Date of Award

Spring 1999

Document Type

Dissertation

Degree Name

Doctor of Philosophy in Civil Engineering - (Ph.D.)

Department

Civil and Environmental Engineering

First Advisor

Dorairaja Raghu

Second Advisor

William R. Spillers

Third Advisor

Raj P. Khera

Fourth Advisor

Hsin Neng Hsieh

Fifth Advisor

N. M. Ravindra

Abstract

The study of Water Treatment Plant (WTP) residuals is of recent origin and very little information is available in literature regarding these residuals. These waste materials have high solids contents, even in the mechanically dewatered condition, making it difficult to handle. These, along with stringent environmental regulations have forced the water utilities to look for new disposal options for these residuals. For this purpose as well as for evaluating suitable options for the beneficial reuse of residuals, it is essential to characterize WTP residuals.

As the dewatered residuals are plastic, the researcher may be prompted to treat these materials as clays. But, unlike clays, these residuals lose all their plasticity and behave like granular materials upon drying and weathering. Furthermore, available literature indicates that the compaction characteristics for these materials are different depending upon whether the test is carried out from the 'wet to dry" condition or from "dry to wet" condition. Therefore, WTP residuals are different from clays, due to the presence of organics, and high concentrations of chemicals. It is postulated that the above changes in behavior of residuals are brought about by the change in structure, resulting in increased cementation and increase in grain size.
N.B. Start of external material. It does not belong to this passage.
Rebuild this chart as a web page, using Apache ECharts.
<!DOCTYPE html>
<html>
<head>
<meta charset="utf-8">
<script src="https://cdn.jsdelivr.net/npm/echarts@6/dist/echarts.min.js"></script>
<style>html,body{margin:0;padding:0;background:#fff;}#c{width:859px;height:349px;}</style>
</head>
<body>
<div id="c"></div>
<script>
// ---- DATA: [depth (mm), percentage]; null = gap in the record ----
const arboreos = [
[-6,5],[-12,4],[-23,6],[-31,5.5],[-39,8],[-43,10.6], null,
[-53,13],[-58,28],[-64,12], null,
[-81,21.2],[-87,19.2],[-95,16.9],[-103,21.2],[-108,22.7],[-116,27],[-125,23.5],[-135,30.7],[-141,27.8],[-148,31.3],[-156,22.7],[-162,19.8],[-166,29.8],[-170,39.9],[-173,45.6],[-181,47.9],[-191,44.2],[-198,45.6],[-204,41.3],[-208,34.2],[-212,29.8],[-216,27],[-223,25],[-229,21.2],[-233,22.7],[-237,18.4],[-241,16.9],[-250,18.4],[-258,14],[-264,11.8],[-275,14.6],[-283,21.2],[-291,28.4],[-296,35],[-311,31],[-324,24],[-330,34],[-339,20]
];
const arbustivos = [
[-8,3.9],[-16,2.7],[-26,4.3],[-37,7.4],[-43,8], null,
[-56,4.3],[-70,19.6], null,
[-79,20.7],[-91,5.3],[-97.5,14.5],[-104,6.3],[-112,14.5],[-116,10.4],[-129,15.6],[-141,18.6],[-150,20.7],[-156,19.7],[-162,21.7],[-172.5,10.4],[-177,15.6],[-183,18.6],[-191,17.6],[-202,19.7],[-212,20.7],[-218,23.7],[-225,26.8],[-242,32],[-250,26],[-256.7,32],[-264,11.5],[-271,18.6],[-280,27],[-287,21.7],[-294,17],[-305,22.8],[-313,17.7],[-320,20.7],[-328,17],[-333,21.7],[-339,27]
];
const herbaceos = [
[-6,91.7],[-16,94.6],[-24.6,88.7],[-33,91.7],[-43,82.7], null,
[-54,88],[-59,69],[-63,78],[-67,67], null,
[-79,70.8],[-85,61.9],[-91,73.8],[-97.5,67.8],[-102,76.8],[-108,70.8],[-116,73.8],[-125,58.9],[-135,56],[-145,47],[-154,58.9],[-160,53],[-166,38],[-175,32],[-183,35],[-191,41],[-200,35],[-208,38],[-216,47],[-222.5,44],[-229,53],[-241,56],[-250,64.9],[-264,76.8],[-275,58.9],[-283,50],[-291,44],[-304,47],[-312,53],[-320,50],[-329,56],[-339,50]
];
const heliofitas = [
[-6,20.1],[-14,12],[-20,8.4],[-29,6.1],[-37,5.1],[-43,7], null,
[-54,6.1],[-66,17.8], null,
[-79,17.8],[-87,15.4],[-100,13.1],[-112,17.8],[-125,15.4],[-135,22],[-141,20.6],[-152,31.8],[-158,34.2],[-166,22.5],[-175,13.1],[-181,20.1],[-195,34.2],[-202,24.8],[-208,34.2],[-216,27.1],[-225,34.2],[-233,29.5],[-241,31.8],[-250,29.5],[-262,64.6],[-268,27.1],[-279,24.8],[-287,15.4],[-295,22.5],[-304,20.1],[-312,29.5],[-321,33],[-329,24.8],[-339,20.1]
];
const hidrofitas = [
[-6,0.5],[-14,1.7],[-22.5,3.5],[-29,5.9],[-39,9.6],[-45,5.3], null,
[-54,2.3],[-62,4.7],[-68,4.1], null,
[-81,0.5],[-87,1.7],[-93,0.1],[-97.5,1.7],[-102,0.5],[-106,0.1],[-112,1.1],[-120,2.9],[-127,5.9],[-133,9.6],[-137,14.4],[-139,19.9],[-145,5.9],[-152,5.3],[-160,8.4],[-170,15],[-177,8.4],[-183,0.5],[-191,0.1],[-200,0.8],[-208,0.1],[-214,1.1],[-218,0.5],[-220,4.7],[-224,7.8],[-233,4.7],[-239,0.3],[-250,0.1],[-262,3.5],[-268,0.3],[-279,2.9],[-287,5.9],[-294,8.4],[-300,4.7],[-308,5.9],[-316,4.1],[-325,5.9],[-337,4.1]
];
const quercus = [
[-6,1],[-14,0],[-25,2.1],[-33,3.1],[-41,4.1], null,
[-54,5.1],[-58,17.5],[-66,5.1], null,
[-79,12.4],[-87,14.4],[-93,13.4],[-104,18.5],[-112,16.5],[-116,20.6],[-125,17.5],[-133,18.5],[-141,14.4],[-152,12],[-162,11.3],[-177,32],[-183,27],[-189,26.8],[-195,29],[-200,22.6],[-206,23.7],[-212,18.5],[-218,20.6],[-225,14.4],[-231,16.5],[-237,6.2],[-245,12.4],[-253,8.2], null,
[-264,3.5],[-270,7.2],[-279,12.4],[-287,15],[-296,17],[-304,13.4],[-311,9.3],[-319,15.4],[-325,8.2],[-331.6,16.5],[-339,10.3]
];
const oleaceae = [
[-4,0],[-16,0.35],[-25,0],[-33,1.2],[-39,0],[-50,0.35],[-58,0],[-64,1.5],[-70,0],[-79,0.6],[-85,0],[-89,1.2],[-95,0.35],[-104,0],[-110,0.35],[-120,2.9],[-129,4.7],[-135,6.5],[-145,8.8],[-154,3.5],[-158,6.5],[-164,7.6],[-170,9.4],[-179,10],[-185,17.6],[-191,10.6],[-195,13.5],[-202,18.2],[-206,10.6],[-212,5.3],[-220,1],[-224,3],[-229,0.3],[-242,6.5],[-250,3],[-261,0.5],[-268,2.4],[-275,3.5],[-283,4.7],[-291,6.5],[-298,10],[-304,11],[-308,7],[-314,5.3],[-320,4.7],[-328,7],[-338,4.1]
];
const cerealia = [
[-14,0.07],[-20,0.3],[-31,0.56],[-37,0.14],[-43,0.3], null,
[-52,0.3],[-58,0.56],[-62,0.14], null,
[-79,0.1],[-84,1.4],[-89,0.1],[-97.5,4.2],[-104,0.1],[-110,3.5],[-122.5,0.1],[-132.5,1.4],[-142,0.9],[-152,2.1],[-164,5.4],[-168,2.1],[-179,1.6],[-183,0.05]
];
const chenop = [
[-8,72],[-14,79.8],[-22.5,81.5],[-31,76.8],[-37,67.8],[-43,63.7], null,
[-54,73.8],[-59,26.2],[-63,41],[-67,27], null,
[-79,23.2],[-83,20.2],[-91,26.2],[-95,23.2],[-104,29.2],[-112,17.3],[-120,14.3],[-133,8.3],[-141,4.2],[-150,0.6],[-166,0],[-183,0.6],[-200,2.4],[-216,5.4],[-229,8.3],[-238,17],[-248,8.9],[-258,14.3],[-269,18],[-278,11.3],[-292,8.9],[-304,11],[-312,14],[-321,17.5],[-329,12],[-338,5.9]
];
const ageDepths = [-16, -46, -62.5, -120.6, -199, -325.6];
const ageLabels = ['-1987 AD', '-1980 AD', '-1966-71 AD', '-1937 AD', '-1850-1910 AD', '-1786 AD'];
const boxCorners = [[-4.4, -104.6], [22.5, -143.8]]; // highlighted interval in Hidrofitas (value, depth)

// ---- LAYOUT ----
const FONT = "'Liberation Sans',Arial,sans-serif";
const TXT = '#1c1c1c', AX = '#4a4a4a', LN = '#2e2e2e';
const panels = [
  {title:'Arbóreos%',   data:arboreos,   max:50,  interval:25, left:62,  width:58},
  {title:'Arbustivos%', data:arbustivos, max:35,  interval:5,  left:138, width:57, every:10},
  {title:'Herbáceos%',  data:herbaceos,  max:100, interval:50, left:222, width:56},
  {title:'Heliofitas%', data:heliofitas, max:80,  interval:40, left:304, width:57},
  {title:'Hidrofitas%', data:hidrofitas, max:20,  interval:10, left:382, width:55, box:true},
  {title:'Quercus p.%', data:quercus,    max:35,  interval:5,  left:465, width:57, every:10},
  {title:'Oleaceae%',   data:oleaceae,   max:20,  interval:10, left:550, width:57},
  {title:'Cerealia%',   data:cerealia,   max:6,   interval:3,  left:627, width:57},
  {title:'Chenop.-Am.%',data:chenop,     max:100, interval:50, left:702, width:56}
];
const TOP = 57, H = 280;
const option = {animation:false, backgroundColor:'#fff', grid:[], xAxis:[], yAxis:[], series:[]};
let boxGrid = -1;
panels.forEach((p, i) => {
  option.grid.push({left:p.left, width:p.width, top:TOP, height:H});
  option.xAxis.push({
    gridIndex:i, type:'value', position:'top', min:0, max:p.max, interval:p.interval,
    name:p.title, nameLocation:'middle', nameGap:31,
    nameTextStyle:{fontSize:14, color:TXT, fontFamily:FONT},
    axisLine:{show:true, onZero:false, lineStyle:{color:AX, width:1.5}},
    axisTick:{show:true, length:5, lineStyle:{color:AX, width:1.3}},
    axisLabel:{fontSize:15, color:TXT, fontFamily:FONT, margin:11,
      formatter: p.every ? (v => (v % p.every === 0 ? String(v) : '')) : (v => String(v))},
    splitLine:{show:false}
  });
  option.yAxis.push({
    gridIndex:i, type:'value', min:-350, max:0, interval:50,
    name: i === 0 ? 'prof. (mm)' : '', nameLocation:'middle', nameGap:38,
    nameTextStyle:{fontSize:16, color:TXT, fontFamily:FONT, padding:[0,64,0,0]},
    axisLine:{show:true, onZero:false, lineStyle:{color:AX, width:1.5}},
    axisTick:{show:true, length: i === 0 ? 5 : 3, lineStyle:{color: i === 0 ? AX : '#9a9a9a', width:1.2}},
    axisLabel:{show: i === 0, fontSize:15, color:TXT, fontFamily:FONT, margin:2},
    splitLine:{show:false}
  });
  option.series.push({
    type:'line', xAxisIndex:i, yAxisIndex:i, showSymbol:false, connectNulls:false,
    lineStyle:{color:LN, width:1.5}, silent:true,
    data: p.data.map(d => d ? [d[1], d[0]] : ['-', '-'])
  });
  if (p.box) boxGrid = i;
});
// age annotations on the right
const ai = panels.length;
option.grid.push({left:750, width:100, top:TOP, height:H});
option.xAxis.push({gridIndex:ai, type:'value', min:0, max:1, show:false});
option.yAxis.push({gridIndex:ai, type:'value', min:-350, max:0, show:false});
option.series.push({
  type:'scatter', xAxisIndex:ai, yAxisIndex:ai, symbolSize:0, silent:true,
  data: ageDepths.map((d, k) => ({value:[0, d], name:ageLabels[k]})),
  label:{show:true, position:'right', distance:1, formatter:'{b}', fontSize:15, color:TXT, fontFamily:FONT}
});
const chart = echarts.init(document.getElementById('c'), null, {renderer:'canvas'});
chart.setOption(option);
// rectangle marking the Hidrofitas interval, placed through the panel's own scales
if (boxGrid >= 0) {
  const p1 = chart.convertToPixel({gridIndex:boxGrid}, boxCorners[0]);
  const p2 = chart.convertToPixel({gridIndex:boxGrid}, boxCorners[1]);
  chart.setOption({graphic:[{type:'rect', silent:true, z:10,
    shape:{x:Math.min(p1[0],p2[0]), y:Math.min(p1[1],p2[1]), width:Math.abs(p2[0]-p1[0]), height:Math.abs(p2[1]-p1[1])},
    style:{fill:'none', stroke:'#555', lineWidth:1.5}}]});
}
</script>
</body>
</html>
This reinforces the need for characterizing these materials.

In this research, geotechnical tests were performed on six residual samples and geoenvironmental tests were carried out three on residuals to determine the causes and mechanisms responsible for the changes in behavior of residuals. Grain size analysis conducted by sieve, hydrometer analyses and particle size analyzer indicated that particle sizes increased substantially upon weathering and drying. Electron micrographs, elemental maps, X-Ray diffraction and X-Ray Fluorescence spectra were obtained. The results indicated that the particle size increase could be attributed to aggregation due to organic matter and cementation due to metal oxides such as calcium oxide. It was also observed that no leaching of metals occurred due to drying, freeze, and thaw effects.